Doctor on Demand expands through Walmart collaboration
Health and hygiene company RB said consumers who purchase certain products at Walmart will receive a free medical video visit.
Walmart and the parent company of Mucinex are partnering with Doctor On Demand, a virtual care provider headquartered in California that has spread nationwide and is steadily expanding.
On Wednesday, RB, the English-based health and hygiene company, announced that consumers who purchase their products Mucinex, Airborne or Digestive Advantage at Walmart stores or through walmart.com would receive a limited-time offer for a medical video visit with a Doctor on Demand physician at no cost.
Doctor on Demand already has a number of direct contracts with large employers including Walmart, Wells Fargo, Comcast, American and United Airlines. Employees at these companies are able to use Doctor on Demand services.
WHY THIS MATTERS
Virtual care is a big part of the future of healthcare. It is not replacing face-to-face physician visits, but represents a less expensive, more convenient consumer care experience, exactly the direction the healthcare industry has been told to head.
In-office visits are more expensive and time-consuming, Doctor on Demand said. Plus, 30 percent of adults don't have a primary care physician.
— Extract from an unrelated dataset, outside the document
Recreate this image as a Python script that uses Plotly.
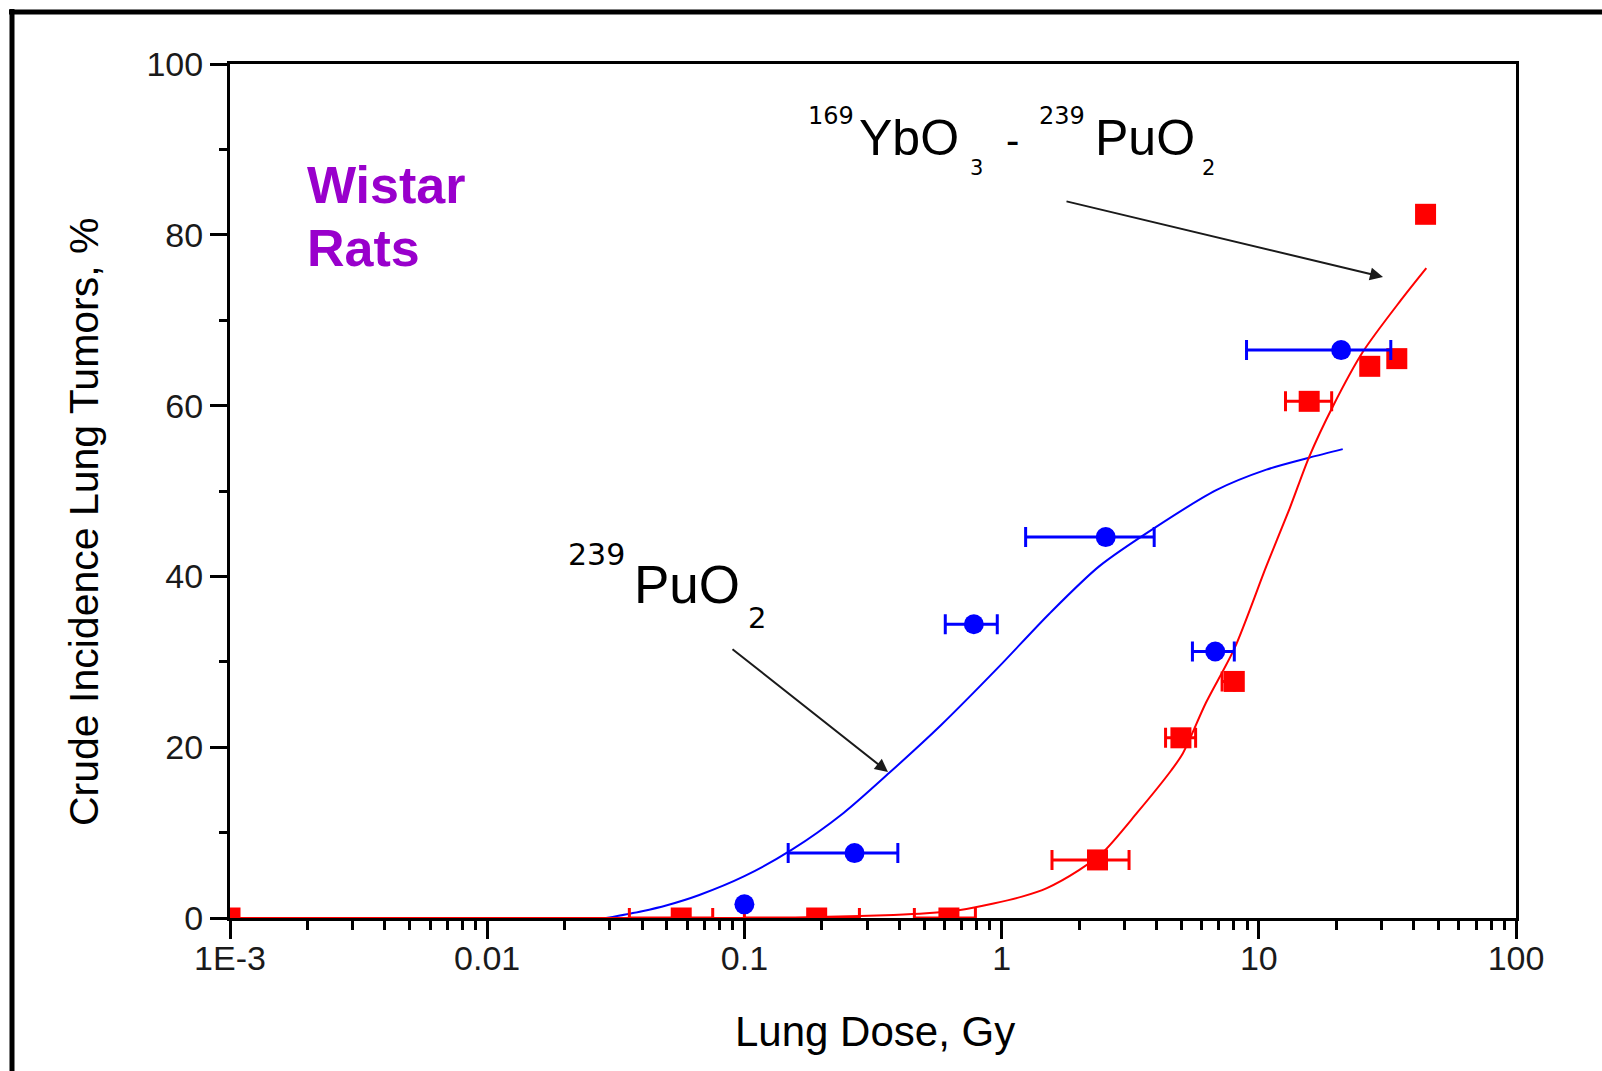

The Centers for Medicare and Medicaid Services and private health plans are increasingly reimbursing providers for telehealth.
Doctor on Demand works with national health plans such as UnitedHealthcare and Humana and others, which pay less for the virtual services than in-patient care.
Medicare will begin allowing monitoring from homes starting in 2020 and other changes are coming that will further open up the business.
THE TREND
Doctor on Demand got onboard the virtual visit trend before it crested and has been riding it to success.
The company has grown with smartphone adoption, according to Dr. Ian Tong, chief medical officer at the San Francisco headquarters.
When Doctor on Demand launched in 2012, it was a direct to consumer medical company. It then began adding large companies. It also expanded into rural areas such as in upstate New York, where Doctor on Demand is an in-network provider.
Patients accessed a video-based virtual visit through a mobile device.
Consumers wearing a Fitbit or who have a smartphone can download an app that gives the heart rate, oxygen saturation or an EKG reading.
Doctors use a mobile device camera to see down the back of throats, a method that works as well, or even better, than a tongue depressor, Tong said.
The company developed its own EMR and embedded the video component in its platform, so patients and physicians are seeing the same health information.
The majority of patients are between the ages of 25 and 50. About 10 percent of its patient population is between the ages of 50-55, and that drops to 8 percent for those aged 55-65.
Physicians are attracted to the business model because they can work from home.
The company isn't paying the overhead for real estate and to staff buildings. Doctor on Demand has three offices to handle administrative work.
THEIR TAKE
The core message is that virtual care works as well as an office visit. But it's not meant to displace primary care physicians.
An audit run by Humana showed virtual visits have similar results to in-person visits as far as how many patients revisited their provider.
Humana assessed the severity score and diagnosis comparison and followed with claims data 14 days later.
The rate for those patients going to the emergency room who had used Doctor on Demand was 1.3 percent, compared to 1.1 percent for those who originally went into an office.
The antibiotic fill rates were 36.1 percent for telemedicine and 40 percent for in-office visits.
Doctor on Demand did have a higher 14-day revisit rate to urgent care than those who had seen a physician in-person. The revisit rate for Doctor on Demand was 0.9 percent, compared to 0.1 percent for in-office.